Хотя на этих лекциях Жарри был прилежен и внимателен, сделав «более 700 страниц» конспектов (Brotchie 2011, 29), он в то же время «был неспособен подходить к любой теме иначе как в духе иронии» (Gens d’Armes 1922), а следовательно, усваивал от этих занятий только то, что его интересовало или забавляло.

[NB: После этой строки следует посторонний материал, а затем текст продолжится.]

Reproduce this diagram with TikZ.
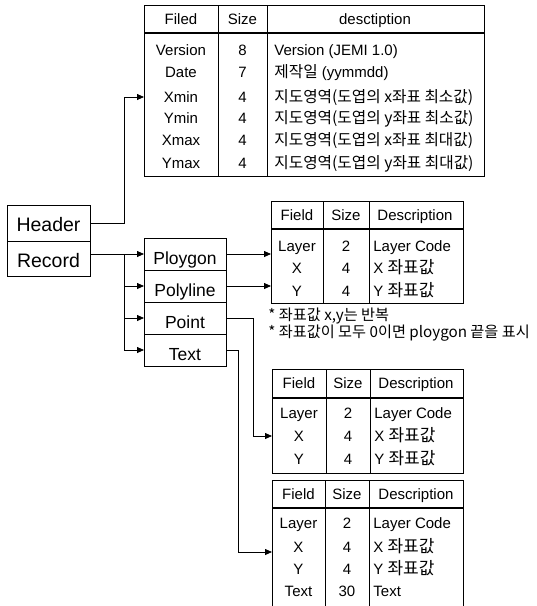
\documentclass[tikz,border=0pt]{standalone}
\usepackage{fontspec}
\setmainfont{Liberation Sans}
\newfontfamily\kr{Noto Sans CJK KR}
\usetikzlibrary{arrows.meta,calc}
\newcommand{\krA}{\kr\fontsize{15.7}{17}\selectfont}
\newcommand{\krB}{\kr\fontsize{17}{19}\selectfont}
\begin{document}
\begin{tikzpicture}[x=1pt,y=-1pt,
  line width=0.8pt,
  frame/.style={draw, inner sep=0pt, outer sep=0pt, anchor=north west},
  box/.style={draw, inner sep=0pt, outer sep=0pt},
  bigbox/.style={box, font=\fontsize{19.5}{22}\selectfont, text height=21pt, text depth=4pt},
  kindbox/.style={box, font=\fontsize{17.5}{19}\selectfont, text height=24.5pt, text depth=4pt,
    minimum width=82pt, minimum height=32pt},
  cell/.style={inner sep=0pt, text height=1.45ex, text depth=0.35ex, yshift=-2.5pt},
  lcell/.style={cell, anchor=west},
  arr/.style={-{Triangle[length=7pt,width=6pt]}},
  hline/.style={line width=1.1pt},
  tsmall/.style={font=\fontsize{15}{17}\selectfont},
  tmid/.style={font=\fontsize{15}{17}\selectfont},
]
\useasboundingbox (0,0) rectangle (537,606);

% ---------- header table ----------
\node[frame, minimum width=340pt, minimum height=171pt] (t1) at (144,5) {};
\draw[hline] (144,33) -- (484,33);
\draw (218,5) -- (218,176) (267,5) -- (267,176);
\begin{scope}[tsmall]
\node[cell] (t1hf) at (181,19) {Filed};
\node[cell] (t1hs) at (242.5,19) {Size};
\node[cell] (t1hd) at (375,19) {desctiption};
\node[cell] (t1f1) at (181,50) {Version};
\node[cell] (t1s1) at (242.5,50) {8};
\node[lcell] (t1d1) at (274,50) {Version (JEMI 1.0)};
\node[cell] (t1f2) at (181,72) {Date};
\node[cell] (t1s2) at (242.5,72) {7};
\node[lcell] (t1d2) at (274,72) {{\krA 제작일} (yymmdd)};
\node[cell] (t1f3) at (181,97) {Xmin};
\node[cell] (t1s3) at (242.5,97) {4};
\node[lcell] (t1d3) at (274,97) {\krA 지도영역(도엽의 x좌표 최소값)};
\node[cell] (t1f4) at (181,118) {Ymin};
\node[cell] (t1s4) at (242.5,118) {4};
\node[lcell] (t1d4) at (274,118) {\krA 지도영역(도엽의 y좌표 최소값)};
\node[cell] (t1f5) at (181,140) {Xmax};
\node[cell] (t1s5) at (242.5,140) {4};
\node[lcell] (t1d5) at (274,140) {\krA 지도영역(도엽의 x좌표 최대값)};
\node[cell] (t1f6) at (181,163) {Ymax};
\node[cell] (t1s6) at (242.5,163) {4};
\node[lcell] (t1d6) at (274,163) {\krA 지도영역(도엽의 y좌표 최대값)};
\end{scope}

% ---------- file parts ----------
\node[bigbox, minimum width=83pt, minimum height=36pt] (hdr) at (48.5,223) {Header};
\node[bigbox, minimum width=83pt, minimum height=35pt] (rec) at (48.5,258.5) {Record};

% ---------- record types ----------
\node[kindbox] (ploy) at (185,254) {Ploygon};
\node[kindbox] (polyl) at (185,286) {Polyline};
\node[kindbox] (pt) at (185,318) {Point};
\node[kindbox] (txt) at (185,350) {Text};

% ---------- polygon / polyline table ----------
\node[frame, minimum width=192pt, minimum height=102pt] (t2) at (271,201) {};
\draw[hline] (271,229) -- (463,229);
\draw (323,201) -- (323,303) (369,201) -- (369,303);
\begin{scope}[tmid]
\node[cell] (t2hf) at (297,215) {Field};
\node[cell] (t2hs) at (346,215) {Size};
\node[cell] (t2hd) at (415,215) {Description};
\node[cell] (t2f1) at (297,246) {Layer};
\node[cell] (t2s1) at (346,246) {2};
\node[lcell] (t2d1) at (373,246) {Layer Code};
\node[cell] (t2f2) at (297,268) {X};
\node[cell] (t2s2) at (346,268) {4};
\node[lcell] (t2d2) at (373,268) {X {\krB 좌표값}};
\node[cell] (t2f3) at (297,291) {Y};
\node[cell] (t2s3) at (346,291) {4};
\node[lcell] (t2d3) at (373,291) {Y {\krB 좌표값}};
\end{scope}
\begin{scope}[font=\kr\fontsize{15.2}{17}\selectfont]
\node[lcell] (note1) at (268,315) {* 좌표값 x,y는 반복};
\node[lcell] (note2) at (268,332) {* 좌표값이 모두 0이면 ploygon 끝을 표시};
\end{scope}

% ---------- point table ----------
\node[frame, minimum width=191pt, minimum height=104pt] (t3) at (272,369) {};
\draw[hline] (272,398) -- (463,398);
\draw (326,369) -- (326,473) (370,369) -- (370,473);
\begin{scope}[tmid]
\node[cell] (t3hf) at (299,383) {Field};
\node[cell] (t3hs) at (348,383) {Size};
\node[cell] (t3hd) at (416,383) {Description};
\node[cell] (t3f1) at (299,413) {Layer};
\node[cell] (t3s1) at (348,413) {2};
\node[lcell] (t3d1) at (374,413) {Layer Code};
\node[cell] (t3f2) at (299,436) {X};
\node[cell] (t3s2) at (348,436) {4};
\node[lcell] (t3d2) at (374,436) {X {\krB 좌표값}};
\node[cell] (t3f3) at (299,459) {Y};
\node[cell] (t3s3) at (348,459) {4};
\node[lcell] (t3d3) at (374,459) {Y {\krB 좌표값}};
\end{scope}

% ---------- text table ----------
\node[frame, minimum width=191pt, minimum height=140pt] (t4) at (272,480) {};
\draw[hline] (272,508) -- (463,508);
\draw (325,480) -- (325,620) (369,480) -- (369,620);
\begin{scope}[tmid]
\node[cell] (t4hf) at (298.5,494) {Field};
\node[cell] (t4hs) at (347,494) {Size};
\node[cell] (t4hd) at (416,494) {Description};
\node[cell] (t4f1) at (298.5,523) {Layer};
\node[cell] (t4s1) at (347,523) {2};
\node[lcell] (t4d1) at (373,523) {Layer Code};
\node[cell] (t4f2) at (298.5,547) {X};
\node[cell] (t4s2) at (347,547) {4};
\node[lcell] (t4d2) at (373,547) {X {\krB 좌표값}};
\node[cell] (t4f3) at (298.5,569) {Y};
\node[cell] (t4s3) at (347,569) {4};
\node[lcell] (t4d3) at (373,569) {Y {\krB 좌표값}};
\node[cell] (t4f4) at (298.5,591) {Text};
\node[cell] (t4s4) at (347,591) {30};
\node[lcell] (t4d4) at (373,591) {Text};
\end{scope}

% ---------- connectors ----------
\coordinate (t1in) at (t1.west |- 0,97);
\draw[arr] (hdr.east) -- ++(34,0) |- (t1in);
\path (rec.east |- ploy.west) ++(34,0) coordinate (trunk);
\draw[arr] (rec.east |- ploy.west) -- (ploy.west);
\draw[arr] (trunk) |- (txt.west);
\draw[arr] (trunk |- polyl.west) -- (polyl.west);
\draw[arr] (trunk |- pt.west) -- (pt.west);
\draw[arr] (ploy.east) -- (ploy.east -| t2.west);
\draw[arr] (polyl.east) -- (polyl.east -| t2.west);
\coordinate (t3in) at (t3.west |- 0,436);
\draw[arr] (pt.east) -- ++(27,0) |- (t3in);
\coordinate (t4in) at (t4.west |- 0,552);
\draw[arr] (txt.east) -- ++(12,0) |- (t4in);
\end{tikzpicture}
\end{document}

Так, например, он с энтузиазмом воспринял и переосмыслил эпифеноменализм, «теорию, согласно которой сознание является не более чем случайным побочным эффектом процессов мозга» (Brotchie 2011, 31), несмотря на отрицание Бергсоном этой идеи, Бротчи связывает определение патафизики, данное Жарри, и, в частности, идею виртуальности с концепцией длительности Бергсона: неким чистым условием, при котором время (в отличие от пространства) неразделимо и «научно непознаваемо». Эта длительность состоит из «целиком качественной множественности, абсолютной разнородности элементов, проходящих друг через друга». Такая версия абсолюта стремится к свободе (поскольку каждое мгновение, по сути, уникально или исключительно) и отдаёт предпочтение субъективному опыту перед объективной реальностью. Как замечает Александр Ганн, сам Бергсон отнюдь не был гегельянцем: «Согласно Гегелю, Дух есть единственная истина Природы, согласно Бергсону, Жизнь – это единственная истина Материи, или по‑другому – в то время как для Гегеля истина Реальности в её идеальности, для Бергсона истина Реальности в её жизненности» (Gunn 2008).